Tomorrow: Vince Velasquez vs. Luke Weaver, 7:05 p.m.
Wednesday: Jake Arrieta vs. Michael Wacha, 1:05 p.m.
Thursday: Off day
Friday: Zach Elfin pitches series opener in Washington, 7:05 p.m.
Stat of the day
The late Darren Daulton became the first Phillies player to hit a home run as a designated hitter on this date in 1997, a two-run shot off Boston’s Jeff Suppan at Fenway Park. Eight years earlier on this date, general manager Lee Thomas made two blockbuster trades, sending Steve Bedrosian to San Francisco for Terry Mulholland, Dennis Cook and Charlie Hayes, and Juan Samuel to the New York Mets for Lenny Dykstra and Roger McDowell.
From the mailbag
I have issues with both Matt Klentak and Gabe Kapler with respect to [Sunday’s] game. First of all, why hit for Victor Arano with a 5-run lead after he had just struck out a very dangerous hitter? I could understand the move if the PH were Nick Williams instead of Andrew Knapp, but, otherwise, I just don’t get it.

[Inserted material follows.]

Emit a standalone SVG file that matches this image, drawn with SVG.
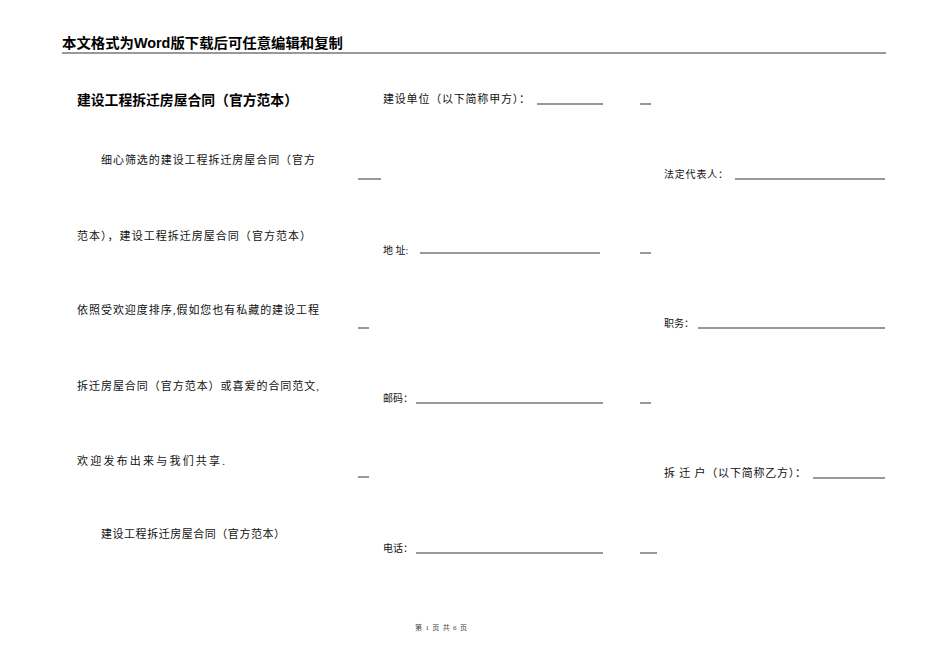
<svg xmlns="http://www.w3.org/2000/svg" width="950" height="672" viewBox="0 0 950 672">
<style>
.hd{font-family:"Liberation Sans","Noto Sans CJK SC",sans-serif;font-weight:bold;font-size:14px;fill:#000}
.t{font-family:"Liberation Serif","Noto Sans CJK SC",serif;font-size:11px;fill:#111}
.s{font-family:"Liberation Serif","Noto Sans CJK SC",serif;font-size:10px;fill:#111}
.ul{stroke:#333;stroke-width:1}
.ft{font-family:"Liberation Serif","Noto Sans CJK SC",serif;font-size:7px;fill:#444}
</style>
<rect width="950" height="672" fill="#fff"/>
<g id="header">
<text class="hd" x="62" y="48" textLength="281" lengthAdjust="spacingAndGlyphs">本文格式为Word版下载后可任意编辑和复制</text>
<line x1="62" y1="53" x2="886" y2="53" stroke="#777" stroke-width="1.5"/>
</g>
<g id="left">
<text class="hd" x="77" y="105" textLength="221" lengthAdjust="spacingAndGlyphs">建设工程拆迁房屋合同（官方范本）</text>
<text class="t" x="101" y="164" textLength="214" lengthAdjust="spacing">细心筛选的建设工程拆迁房屋合同（官方</text>
<text class="t" x="77" y="240" textLength="234" lengthAdjust="spacing">范本），建设工程拆迁房屋合同（官方范本）</text>
<text class="t" x="77" y="314" textLength="242" lengthAdjust="spacing">依照受欢迎度排序,假如您也有私藏的建设工程</text>
<text class="t" x="77" y="390" textLength="242" lengthAdjust="spacing">拆迁房屋合同（官方范本）或喜爱的合同范文,</text>
<text class="t" x="77" y="465" textLength="148" lengthAdjust="spacing">欢迎发布出来与我们共享.</text>
<text class="t" x="101" y="538" textLength="184" lengthAdjust="spacing">建设工程拆迁房屋合同（官方范本）</text>
</g>
<g id="middle">
<text class="t" x="383" y="103" textLength="147" lengthAdjust="spacing">建设单位（以下简称甲方）：</text>
<line class="ul" x1="537" y1="104" x2="603" y2="104"/>
<line class="ul" x1="640" y1="104" x2="651" y2="104"/>
<line class="ul" x1="358" y1="179" x2="381" y2="179"/>
<text class="s" x="383" y="254">地 址:</text>
<line class="ul" x1="420" y1="253" x2="600" y2="253"/>
<line class="ul" x1="640" y1="253" x2="651" y2="253"/>
<line class="ul" x1="358" y1="328" x2="369" y2="328"/>
<text class="s" x="383" y="402">邮码：</text>
<line class="ul" x1="416" y1="403" x2="603" y2="403"/>
<line class="ul" x1="640" y1="403" x2="651" y2="403"/>
<line class="ul" x1="358" y1="477" x2="369" y2="477"/>
<text class="s" x="383" y="552">电话：</text>
<line class="ul" x1="416" y1="553" x2="603" y2="553"/>
<line class="ul" x1="640" y1="553" x2="657" y2="553"/>
</g>
<g id="right">
<text class="s" x="664" y="178" textLength="64" lengthAdjust="spacing">法定代表人：</text>
<line class="ul" x1="735" y1="179" x2="885" y2="179"/>
<text class="s" x="664" y="327">职务：</text>
<line class="ul" x1="698" y1="328" x2="885" y2="328"/>
<text class="t" x="664" y="477" textLength="142" lengthAdjust="spacing">拆 迁 户（以下简称乙方）：</text>
<line class="ul" x1="813" y1="478" x2="885" y2="478"/>
</g>
<g id="footer">
<text class="ft" x="415" y="630" textLength="52" lengthAdjust="spacing">第 1 页 共 6 页</text>
</g>
</svg>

I won’t even comment on Hector Neris’ miserable performance, but Jake Thompson vs. Christian Yelich is not a good match-up. Will Matt Klentak ever get us a competent ( i.e, not Adam Morgan) LH reliever for these situations? For a team like the Phillies, who may end up on the playoff bubble, this shortfall could prove fatal. Is trading for a LHP really that difficult?
Jim L., via email
Answer: Thanks for the question, Jim. Like you, I would have left Arano in the game. The Phillies already had a three-run lead, and Arano has pitched well all season. Why not give him a shot at the save in the ninth? I think Kapler really wants to try to get Neris right again, but that plan obviously backfired Sunday and it created a very shaky matchup between Thompson and Yelich. I also agree that this team could use a lefty specialist.